Filed under: Uncategorized — Tags: , , — M. Faust @ 9:38 pm

I was never a particular fan of David Carradine, “Kung Fu” having hit the airwaves just past the time when I broke my addiction to television. Nothing against him, mind you, I just never saw him in a role that really caught my attention. (I will shamefacedly admit to not having seen him as Woody Guthrie in Bound For Glory or the film he directed as a labor of love, Americana.) But I was always interested in him, as an outgrowth of having followed the career of his father, the character actor John Carradine.

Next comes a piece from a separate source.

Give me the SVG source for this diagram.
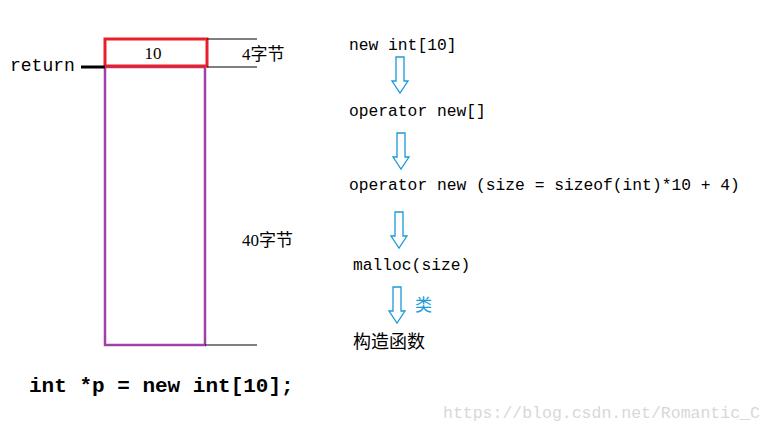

The elder Carradine saw himself as a Shakespearian actor, and for all I know he may have been a fine one on stage. In movies, though, he was relegated to villainous roles in an endless stream of B horror movies. In the best of them, he took over the role of Dracula from Bela Lugosi and reconceived it. As for the worst of them, well, there are dozens of them, and you can’t believe he was ever so desperate for money as to bother appearing in them.

David Carradine spoke at times of his carreer as having started as an act of revenge against what happened to his father. I don’t know if his brothers Keith and Robert shared that; the fact that there are so many Carradines in the business alone is a kind of revenge.

He certainly inherited his father’s work ethic, having made more than 220 appearances in film and on television. You’d be hard pressed to name more than a few of them, and when he did show up in a hit, like Quentin Tarantino’s Kill Bill, most people reacted as if he’d just come out of retirement.

(For all that Tarantino likes to cast his childhood favorites in leading roles, it hasn’t helped a lot of their careers. Sure, Pulp Fiction did wonders for John Travolta. But can you name any of the 40 movies Carradine made after Kill Bill? DId Pam Grier and Robert Forster’s careers take off again after Jackie Brown? Did you ever see Lawrence Tierney again after Reservoir Dogs? Did Sonny Chiba breakthrough to the mainstream after Kill Bill?)

Anyway, Carradine is dead, and while I didn’t get the lump in the throat that fans of “Kung Fu,” it’s sad news anyway, for one of two reasons. If he did indeed kill himself, it flies in the face of a man who claimed to have found peace in spiritual studies. (He knew nothing about martial arts when he took the role of Caine, but the role piqued his interest.) Still, it might be even worse if the other theory is true, the one that has lead to hundreds of smirking blog posts all day today and which, if true, will append itself to the man’s name for as long as he is remembered. I suppose an accidental end to a good life is better than suicide as a remedy for a life no longer valued. But no one deserves to be remembered as a dirty joke.